Can you set down, exactly as they appear below, the lines from the opening of the material through the one bearing "const fitLineX = [0, 3.07, 3.65, 7];", minus the pictures?

+-------+

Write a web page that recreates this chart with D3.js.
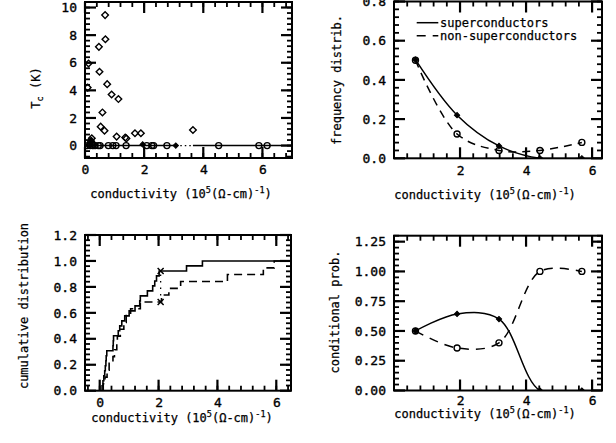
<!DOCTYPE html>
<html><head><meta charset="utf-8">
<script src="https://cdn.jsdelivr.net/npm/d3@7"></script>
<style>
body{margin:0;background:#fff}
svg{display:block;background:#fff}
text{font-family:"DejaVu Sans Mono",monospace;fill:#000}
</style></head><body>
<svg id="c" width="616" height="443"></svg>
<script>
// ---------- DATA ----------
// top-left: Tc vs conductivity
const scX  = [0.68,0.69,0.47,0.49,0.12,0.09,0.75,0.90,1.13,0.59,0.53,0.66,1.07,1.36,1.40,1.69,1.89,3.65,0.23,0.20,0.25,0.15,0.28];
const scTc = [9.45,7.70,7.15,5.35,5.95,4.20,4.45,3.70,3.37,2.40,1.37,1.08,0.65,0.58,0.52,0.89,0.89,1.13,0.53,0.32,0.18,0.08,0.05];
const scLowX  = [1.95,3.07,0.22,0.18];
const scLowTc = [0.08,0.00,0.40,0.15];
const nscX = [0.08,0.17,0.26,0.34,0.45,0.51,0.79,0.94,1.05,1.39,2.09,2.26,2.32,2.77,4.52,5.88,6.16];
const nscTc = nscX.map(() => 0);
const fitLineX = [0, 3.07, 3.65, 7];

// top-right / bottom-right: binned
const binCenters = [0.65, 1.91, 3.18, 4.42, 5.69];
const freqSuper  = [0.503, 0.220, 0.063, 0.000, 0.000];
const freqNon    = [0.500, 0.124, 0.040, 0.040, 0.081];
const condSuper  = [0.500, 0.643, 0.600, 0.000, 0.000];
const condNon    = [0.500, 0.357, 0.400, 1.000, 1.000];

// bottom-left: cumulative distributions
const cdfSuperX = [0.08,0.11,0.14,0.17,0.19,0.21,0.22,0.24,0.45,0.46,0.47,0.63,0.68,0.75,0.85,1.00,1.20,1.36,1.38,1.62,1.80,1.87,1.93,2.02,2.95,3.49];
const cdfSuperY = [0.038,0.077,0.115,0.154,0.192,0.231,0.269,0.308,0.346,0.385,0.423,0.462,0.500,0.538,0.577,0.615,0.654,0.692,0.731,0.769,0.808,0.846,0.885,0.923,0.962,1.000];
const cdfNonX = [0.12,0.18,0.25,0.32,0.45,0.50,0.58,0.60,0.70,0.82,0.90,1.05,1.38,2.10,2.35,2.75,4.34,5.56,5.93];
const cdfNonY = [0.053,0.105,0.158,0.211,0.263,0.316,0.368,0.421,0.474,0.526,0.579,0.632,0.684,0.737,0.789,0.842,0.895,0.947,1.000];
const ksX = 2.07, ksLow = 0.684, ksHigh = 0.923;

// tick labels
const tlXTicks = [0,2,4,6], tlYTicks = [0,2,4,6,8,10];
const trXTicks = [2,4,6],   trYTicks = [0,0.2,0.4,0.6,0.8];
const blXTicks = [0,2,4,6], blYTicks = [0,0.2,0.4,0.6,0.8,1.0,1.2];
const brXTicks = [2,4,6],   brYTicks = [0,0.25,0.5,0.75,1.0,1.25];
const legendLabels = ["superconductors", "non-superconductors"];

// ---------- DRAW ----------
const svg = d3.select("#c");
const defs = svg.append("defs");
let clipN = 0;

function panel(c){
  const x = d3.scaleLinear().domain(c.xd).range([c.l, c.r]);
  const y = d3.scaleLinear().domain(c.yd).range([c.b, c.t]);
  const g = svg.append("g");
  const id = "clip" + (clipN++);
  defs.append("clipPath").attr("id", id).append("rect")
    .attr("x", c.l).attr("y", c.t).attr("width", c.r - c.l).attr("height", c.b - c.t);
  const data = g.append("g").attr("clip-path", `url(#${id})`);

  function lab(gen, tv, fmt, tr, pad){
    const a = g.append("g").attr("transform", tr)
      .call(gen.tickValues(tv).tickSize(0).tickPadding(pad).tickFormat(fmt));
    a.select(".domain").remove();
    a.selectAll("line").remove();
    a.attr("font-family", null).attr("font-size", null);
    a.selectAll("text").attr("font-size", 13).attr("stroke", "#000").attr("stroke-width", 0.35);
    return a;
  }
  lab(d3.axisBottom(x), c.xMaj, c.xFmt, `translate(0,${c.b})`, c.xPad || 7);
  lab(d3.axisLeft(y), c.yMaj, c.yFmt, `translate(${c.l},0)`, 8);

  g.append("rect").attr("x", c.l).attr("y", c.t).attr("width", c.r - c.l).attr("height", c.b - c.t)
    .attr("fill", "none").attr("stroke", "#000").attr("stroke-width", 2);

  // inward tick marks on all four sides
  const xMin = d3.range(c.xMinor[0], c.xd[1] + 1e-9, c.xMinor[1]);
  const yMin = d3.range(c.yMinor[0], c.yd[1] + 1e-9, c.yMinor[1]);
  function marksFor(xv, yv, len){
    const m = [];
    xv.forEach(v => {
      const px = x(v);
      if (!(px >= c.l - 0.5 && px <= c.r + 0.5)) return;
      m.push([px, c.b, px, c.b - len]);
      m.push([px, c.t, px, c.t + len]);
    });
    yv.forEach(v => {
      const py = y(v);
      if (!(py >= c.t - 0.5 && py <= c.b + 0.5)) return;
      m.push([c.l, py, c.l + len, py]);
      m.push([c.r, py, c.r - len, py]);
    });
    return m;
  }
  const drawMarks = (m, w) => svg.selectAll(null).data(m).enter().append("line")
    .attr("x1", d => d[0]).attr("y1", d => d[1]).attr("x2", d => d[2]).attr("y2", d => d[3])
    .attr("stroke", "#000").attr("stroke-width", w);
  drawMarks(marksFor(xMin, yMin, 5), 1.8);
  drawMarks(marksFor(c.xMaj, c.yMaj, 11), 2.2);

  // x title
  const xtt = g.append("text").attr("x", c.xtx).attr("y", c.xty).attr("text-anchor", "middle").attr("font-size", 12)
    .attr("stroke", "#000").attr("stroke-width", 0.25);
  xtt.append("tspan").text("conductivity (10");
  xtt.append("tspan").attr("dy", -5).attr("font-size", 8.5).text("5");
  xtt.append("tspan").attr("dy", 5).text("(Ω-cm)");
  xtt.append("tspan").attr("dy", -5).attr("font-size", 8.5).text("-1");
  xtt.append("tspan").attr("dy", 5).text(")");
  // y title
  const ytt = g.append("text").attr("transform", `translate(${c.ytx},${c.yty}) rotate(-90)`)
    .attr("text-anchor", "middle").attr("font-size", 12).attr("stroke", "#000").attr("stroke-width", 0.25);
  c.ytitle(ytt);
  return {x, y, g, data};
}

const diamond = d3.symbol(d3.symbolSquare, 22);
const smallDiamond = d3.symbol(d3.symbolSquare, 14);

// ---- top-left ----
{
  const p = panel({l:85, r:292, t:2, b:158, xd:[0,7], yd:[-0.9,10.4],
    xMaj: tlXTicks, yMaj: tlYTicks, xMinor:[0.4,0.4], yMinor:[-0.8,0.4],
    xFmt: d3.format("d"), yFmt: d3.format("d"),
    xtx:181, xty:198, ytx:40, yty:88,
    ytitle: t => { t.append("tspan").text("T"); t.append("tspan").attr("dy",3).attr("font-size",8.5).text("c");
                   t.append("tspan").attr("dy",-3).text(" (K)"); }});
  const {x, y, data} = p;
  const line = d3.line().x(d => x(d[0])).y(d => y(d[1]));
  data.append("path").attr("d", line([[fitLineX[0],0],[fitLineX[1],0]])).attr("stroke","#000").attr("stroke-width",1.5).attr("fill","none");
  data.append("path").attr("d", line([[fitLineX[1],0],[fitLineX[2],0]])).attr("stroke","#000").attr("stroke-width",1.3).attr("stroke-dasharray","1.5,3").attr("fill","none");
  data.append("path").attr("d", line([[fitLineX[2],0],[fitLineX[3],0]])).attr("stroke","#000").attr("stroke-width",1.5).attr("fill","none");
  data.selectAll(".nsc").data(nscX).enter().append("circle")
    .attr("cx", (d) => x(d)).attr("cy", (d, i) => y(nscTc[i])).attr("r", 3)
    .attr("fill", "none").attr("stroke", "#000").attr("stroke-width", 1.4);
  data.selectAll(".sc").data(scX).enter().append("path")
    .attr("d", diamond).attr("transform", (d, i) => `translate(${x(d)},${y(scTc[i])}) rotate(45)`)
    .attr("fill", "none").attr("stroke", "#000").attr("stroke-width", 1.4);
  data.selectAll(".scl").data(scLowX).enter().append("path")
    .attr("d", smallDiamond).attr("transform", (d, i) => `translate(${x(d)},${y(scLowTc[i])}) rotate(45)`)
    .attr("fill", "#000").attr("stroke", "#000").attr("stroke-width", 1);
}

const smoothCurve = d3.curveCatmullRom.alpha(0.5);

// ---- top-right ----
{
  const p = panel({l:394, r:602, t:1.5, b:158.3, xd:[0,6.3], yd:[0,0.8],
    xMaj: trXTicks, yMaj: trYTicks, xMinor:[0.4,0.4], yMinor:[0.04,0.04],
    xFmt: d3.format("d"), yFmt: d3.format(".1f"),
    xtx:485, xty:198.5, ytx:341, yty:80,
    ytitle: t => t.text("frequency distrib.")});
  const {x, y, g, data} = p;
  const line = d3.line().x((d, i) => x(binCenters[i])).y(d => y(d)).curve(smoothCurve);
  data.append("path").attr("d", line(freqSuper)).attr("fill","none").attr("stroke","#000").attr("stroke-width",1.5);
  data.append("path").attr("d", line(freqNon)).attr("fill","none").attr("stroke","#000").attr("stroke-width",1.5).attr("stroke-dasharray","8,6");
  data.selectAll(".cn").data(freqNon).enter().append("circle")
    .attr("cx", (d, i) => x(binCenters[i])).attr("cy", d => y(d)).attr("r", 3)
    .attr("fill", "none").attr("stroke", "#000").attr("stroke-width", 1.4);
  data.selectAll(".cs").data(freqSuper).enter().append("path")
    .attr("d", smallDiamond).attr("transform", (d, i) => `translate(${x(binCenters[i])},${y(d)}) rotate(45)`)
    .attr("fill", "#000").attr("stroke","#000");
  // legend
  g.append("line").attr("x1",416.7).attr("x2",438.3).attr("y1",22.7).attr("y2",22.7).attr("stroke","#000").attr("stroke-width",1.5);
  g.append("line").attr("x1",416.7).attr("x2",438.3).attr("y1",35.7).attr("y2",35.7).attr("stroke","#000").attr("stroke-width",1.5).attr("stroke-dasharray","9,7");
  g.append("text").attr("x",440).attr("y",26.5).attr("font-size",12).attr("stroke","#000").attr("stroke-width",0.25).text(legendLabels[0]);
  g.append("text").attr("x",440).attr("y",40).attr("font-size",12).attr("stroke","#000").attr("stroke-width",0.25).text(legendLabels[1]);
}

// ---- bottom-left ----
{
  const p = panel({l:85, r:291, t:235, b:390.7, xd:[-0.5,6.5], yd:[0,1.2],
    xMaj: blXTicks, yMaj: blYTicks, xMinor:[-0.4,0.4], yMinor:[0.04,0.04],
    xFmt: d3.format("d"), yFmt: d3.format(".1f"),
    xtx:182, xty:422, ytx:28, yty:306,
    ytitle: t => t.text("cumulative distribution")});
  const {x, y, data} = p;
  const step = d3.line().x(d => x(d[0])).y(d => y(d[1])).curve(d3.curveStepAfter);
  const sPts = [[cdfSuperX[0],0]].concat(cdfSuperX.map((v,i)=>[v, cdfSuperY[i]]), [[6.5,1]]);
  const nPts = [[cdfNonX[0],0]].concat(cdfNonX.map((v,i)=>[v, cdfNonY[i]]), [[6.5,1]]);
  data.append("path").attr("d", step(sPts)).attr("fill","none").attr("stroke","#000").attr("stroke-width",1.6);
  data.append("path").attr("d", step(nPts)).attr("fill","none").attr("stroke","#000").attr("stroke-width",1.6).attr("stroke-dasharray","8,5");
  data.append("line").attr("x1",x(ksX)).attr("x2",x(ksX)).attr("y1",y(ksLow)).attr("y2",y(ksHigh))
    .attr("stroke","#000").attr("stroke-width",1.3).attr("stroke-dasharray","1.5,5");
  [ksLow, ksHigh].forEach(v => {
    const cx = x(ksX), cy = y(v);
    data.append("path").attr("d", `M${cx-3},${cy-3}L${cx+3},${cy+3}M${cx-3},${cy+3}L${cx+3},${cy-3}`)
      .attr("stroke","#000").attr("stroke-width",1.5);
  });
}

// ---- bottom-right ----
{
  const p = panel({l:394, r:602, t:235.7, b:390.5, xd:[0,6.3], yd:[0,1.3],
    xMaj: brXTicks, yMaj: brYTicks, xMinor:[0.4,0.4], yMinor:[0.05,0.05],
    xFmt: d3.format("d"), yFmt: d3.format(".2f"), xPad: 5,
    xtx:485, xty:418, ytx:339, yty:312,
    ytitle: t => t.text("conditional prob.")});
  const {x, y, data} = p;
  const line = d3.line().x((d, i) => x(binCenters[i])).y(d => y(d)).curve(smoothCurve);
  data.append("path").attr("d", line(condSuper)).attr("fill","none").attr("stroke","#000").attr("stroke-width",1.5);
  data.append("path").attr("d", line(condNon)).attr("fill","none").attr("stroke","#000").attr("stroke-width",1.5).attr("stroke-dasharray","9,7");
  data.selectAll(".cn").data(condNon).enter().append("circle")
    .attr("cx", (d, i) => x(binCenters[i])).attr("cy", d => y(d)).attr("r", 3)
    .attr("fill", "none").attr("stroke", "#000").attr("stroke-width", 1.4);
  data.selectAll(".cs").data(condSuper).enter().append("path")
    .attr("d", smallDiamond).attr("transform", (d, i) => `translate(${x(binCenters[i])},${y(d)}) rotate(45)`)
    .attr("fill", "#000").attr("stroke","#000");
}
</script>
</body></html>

+-------+

» **WRITTEN REPLY**:
Write a web page that recreates this chart with D3.js.
<!DOCTYPE html>
<html><head><meta charset="utf-8">
<script src="https://cdn.jsdelivr.net/npm/d3@7"></script>
<style>
body{margin:0;background:#fff}
svg{display:block;background:#fff}
text{font-family:"DejaVu Sans Mono",monospace;fill:#000}
</style></head><body>
<svg id="c" width="616" height="443"></svg>
<script>
// ---------- DATA ----------
// top-left: Tc vs conductivity
const scX  = [0.68,0.69,0.47,0.49,0.12,0.09,0.75,0.90,1.13,0.59,0.53,0.66,1.07,1.36,1.40,1.69,1.89,3.65,0.23,0.20,0.25,0.15,0.28];
const scTc = [9.45,7.70,7.15,5.35,5.95,4.20,4.45,3.70,3.37,2.40,1.37,1.08,0.65,0.58,0.52,0.89,0.89,1.13,0.53,0.32,0.18,0.08,0.05];
const scLowX  = [1.95,3.07,0.22,0.18];
const scLowTc = [0.08,0.00,0.40,0.15];
const nscX = [0.08,0.17,0.26,0.34,0.45,0.51,0.79,0.94,1.05,1.39,2.09,2.26,2.32,2.77,4.52,5.88,6.16];
const nscTc = nscX.map(() => 0);
const fitLineX = [0, 3.07, 3.65, 7];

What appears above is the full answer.